Let me repeat this for good measure: raw bones are completely digestible and are not dangerous for your animal. They are no more dangerous than kibble, and the only reasons they are made out to be dangerous are a) people misunderstand that raw bones are fully digestible while cooked are not, b) people want to scare you into thinking you are going to kill your dog if you give them bones, and c) bone-induced problems are blown way out of proportion in an effort to maintain the status quo of feeding kibble. What these people forget to tell you about are the 60,000 dogs suffering from bloat each year—of which nearly 20,000 die (Burrows, C.F. and L.A. Ignaszewski. 1990. Canine gastric dilatation-volvulus. Journal of Small Animal Practice. 35:295-298. In Lonsdale, T. 2001. Raw Meaty Bones. pg 117)—or the number of dogs dying from choking on kibble—which is a more common occurrence than one hears of! They also forget to mention the numbers of dogs that choked on or swallowed tennis balls, rocks, sticks, and a variety of other objects. These incidences FAR outweigh the numbers of dogs that have problems with raw bones. Just take a survey of veterinarians in your area and see what the most common blockage or choking culprits are in their specific practices. Do not forget to ask how many dogs they have treated (successfully and unsuccessfully) for bloat.

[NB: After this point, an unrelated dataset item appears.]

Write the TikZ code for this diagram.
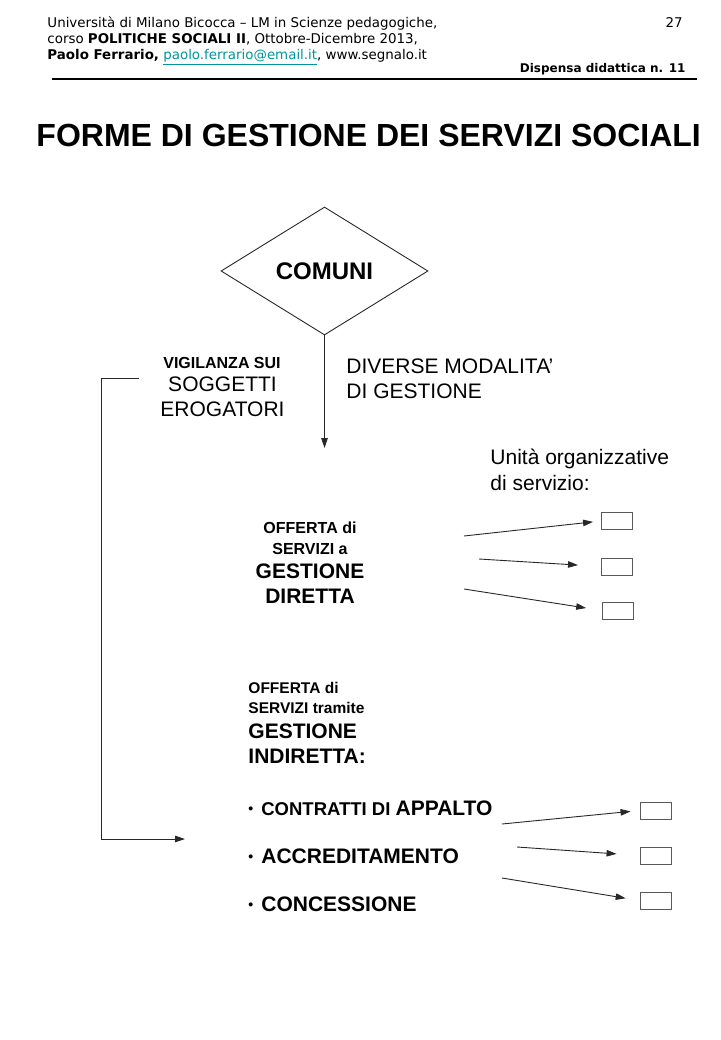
\documentclass[tikz,border=0pt]{standalone}
\usepackage{fontspec}
\setmainfont{Liberation Sans}
\newfontfamily\hdrfont{DejaVu Sans}
\usetikzlibrary{shapes.geometric, arrows.meta}
\definecolor{linkcol}{RGB}{0,150,155}
\definecolor{inkgray}{RGB}{40,40,40}
\newcommand{\fs}[1]{\fontsize{#1}{#1}\selectfont}
\newcommand{\dotitem}{{\fs{14}\raisebox{1.5pt}{•}}\hspace{8pt}}

\begin{document}
\begin{tikzpicture}[x=1pt, y=-1pt, ->, >={Triangle[length=10pt, width=6.5pt]}, line width=0.9pt, draw=inkgray,
    hdr/.style={anchor=base west, inner sep=0, font=\hdrfont\fs{13.4}},
    txt/.style={anchor=base, inner sep=0},
    txtl/.style={anchor=base west, inner sep=0},
    unit/.style={draw=black!65, line width=1pt, minimum width=31pt, minimum height=17pt, inner sep=0}]
    \useasboundingbox (0,0) rectangle (720,1040);
    % intestazione
    \node[hdr] (h1) at (47,28) {Università di Milano Bicocca – LM in Scienze pedagogiche,};
    \node[hdr] (h2) at (47,44) {corso \textbf{POLITICHE SOCIALI II}, Ottobre-Dicembre 2013,};
    \node[hdr] (h3) at (47,60) {\textbf{Paolo Ferrario,} \textcolor{linkcol}{\underline{paolo.ferrario@email.it}}, www.segnalo.it};
    \node[hdr, anchor=base east] (pag) at (683,28) {27};
    \node[hdr, anchor=base east, font=\hdrfont\bfseries\fs{12}] (disp) at (686,73) {Dispensa didattica n. 11};
    \draw[-, line width=1.2pt, black] (52,79) -- (697,79);
    % titolo
    \node[txtl, font=\bfseries\fs{32}] (title) at (36,147) {FORME DI GESTIONE DEI SERVIZI SOCIALI};
    % comuni
    \node[draw, diamond, aspect=1.62, minimum width=207pt, minimum height=128pt, inner sep=0, font=\bfseries\fs{24}] (com) at (324.5,271) {COMUNI};
    \coordinate (gest) at (324.5,448);
    \draw (com.south) -- (gest);
    \node[txtl, font=\fs{21}] (mod1) at (346,373) {DIVERSE MODALITA’};
    \node[txtl, font=\fs{21}] (mod2) at (346,398) {DI GESTIONE};
    \node[txt, font=\bfseries\fs{16}] (vig1) at (222,368) {VIGILANZA SUI};
    \node[txt, font=\fs{21}] (vig2) at (222.5,391) {SOGGETTI};
    \node[txt, font=\fs{21}] (vig3) at (222.5,416) {EROGATORI};
    \coordinate (vs) at (139,378);
    \coordinate (ve) at (185,839);
    \draw (vs) -- (101,378) |- (ve);
    % unita organizzative
    \node[txtl, font=\fs{21}] (uo1) at (490,464) {Unità organizzative};
    \node[txtl, font=\fs{21}] (uo2) at (490,490) {di servizio:};
    % gestione diretta
    \node[txt, font=\bfseries\fs{16}] (dir1) at (310,533) {OFFERTA di};
    \node[txt, font=\bfseries\fs{16}] (dir2) at (310,554) {SERVIZI a};
    \node[txt, font=\bfseries\fs{21}] (dir3) at (310,578) {GESTIONE};
    \node[txt, font=\bfseries\fs{21}] (dir4) at (310,603) {DIRETTA};
    \node[unit] (d1) at (617,521) {};
    \node[unit] (d2) at (617,566.5) {};
    \node[unit] (d3) at (618,610.5) {};
    \coordinate (ds1) at (464,536);
    \coordinate (ds2) at (479,559);
    \coordinate (ds3) at (464,589);
    \draw[shorten >=8pt] (ds1) -- (d1.west);
    \draw[shorten >=23pt] (ds2) -- (d2.west);
    \draw[shorten >=16pt] (ds3) -- (d3.west);
    % gestione indiretta
    \node[txtl, font=\bfseries\fs{15.5}] (ind1) at (248,693) {OFFERTA di};
    \node[txtl, font=\bfseries\fs{15.5}] (ind2) at (248,713) {SERVIZI tramite};
    \node[txtl, font=\bfseries\fs{21}] (ind3) at (248,738) {GESTIONE};
    \node[txtl, font=\bfseries\fs{21}] (ind4) at (248,763) {INDIRETTA:};
    \node[txtl, font=\bfseries\fs{18.5}] (app) at (248,815) {\dotitem CONTRATTI DI {\fs{21}APPALTO}};
    \node[txtl, font=\bfseries\fs{21}] (acc) at (248,863) {\dotitem ACCREDITAMENTO};
    \node[txtl, font=\bfseries\fs{21}] (con) at (248,911) {\dotitem CONCESSIONE};
    \node[unit] (i1) at (655.5,810.5) {};
    \node[unit] (i2) at (655.5,855.5) {};
    \node[unit] (i3) at (655.5,900.5) {};
    \coordinate (is1) at (502,824);
    \coordinate (is2) at (517,847);
    \coordinate (is3) at (502,878);
    \draw[shorten >=9pt] (is1) -- (i1.west);
    \draw[shorten >=23pt] (is2) -- (i2.west);
    \draw[shorten >=14pt] (is3) -- (i3.west);
\end{tikzpicture}
\end{document}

Yes, problems can occur with raw bones, just as problems can occur with feeding the "safer" kibble (bloat, choking, telescoping bowel, aspirated kibble leading to pneumonia, etc.). These problems typically occur in dogs that gulp their food or are fed small things like chicken wings and necks (the prime suspects of choking incidences on raw). Other culprits are the large weight-bearing bones of herbivores, things like knuckle bones, femurs, etc. These, ironically, are the kinds of bones pet food manufacturers and some vets recommend dogs receive regularly to help keep teeth clean! These bones chip or break teeth and can have pieces of bone flake off.
If you are concerned about choking or about bones getting stuck or about broken teeth, here are some things you can do:
Feed appropriately sized pieces. Do not be feeding a dog the size of a Rottweiler a little chicken neck or wing! Feed that dog a whole chicken. Bigger pieces force the dog to slow down and chew. Also, stay away from cut bones; this includes things like cut up neck bones (where they are cut into individual vertebrae), cut ox-tail bones, and cut knuckle bones. The smaller size encourages inappropriate gulping, not to mention the rather sharp edges left over from the saw blade! Feed large MEATY bones that are in as whole condition as possible.
Feed raw meaty bones frozen or partially frozen. The dog will have to work at it much harder and will be forced to slow down.
Do not feed the big weight-bearing bones of large herbivores. These are well-known for chipping and cracking teeth! These include the ever popular "recreational bones" like cow femurs and soup bones. They are incredibly dense and hard, and can result in slab fractures and cracked carnassial teeth. Avoid them if you can and stick to MEATY bones that are edible.
Feed MEATY bones that are surrounded by and wrapped up in plenty of meat. Do not feed bare bones or bones that have hardly any meat on them. Too much bone can lead to constipation, so feeding very bony parts like beef knuckle bones, chicken wings, and even some rib bones can result in some very hard "concrete-like" poops. If you do feed a bony meal like whole neck bones or a slab of beef ribs, supplement with some raw "meaty meat" on the side to compensate for the high bone content.
If you are still worried, learn the doggie heimelich maneuver and monitor the dog while it eats (which should be done anyway, regardless of what the dog is fed!). And always remember: more dogs die from bloat or from choking on kibble and tennis balls than from choking on raw bones.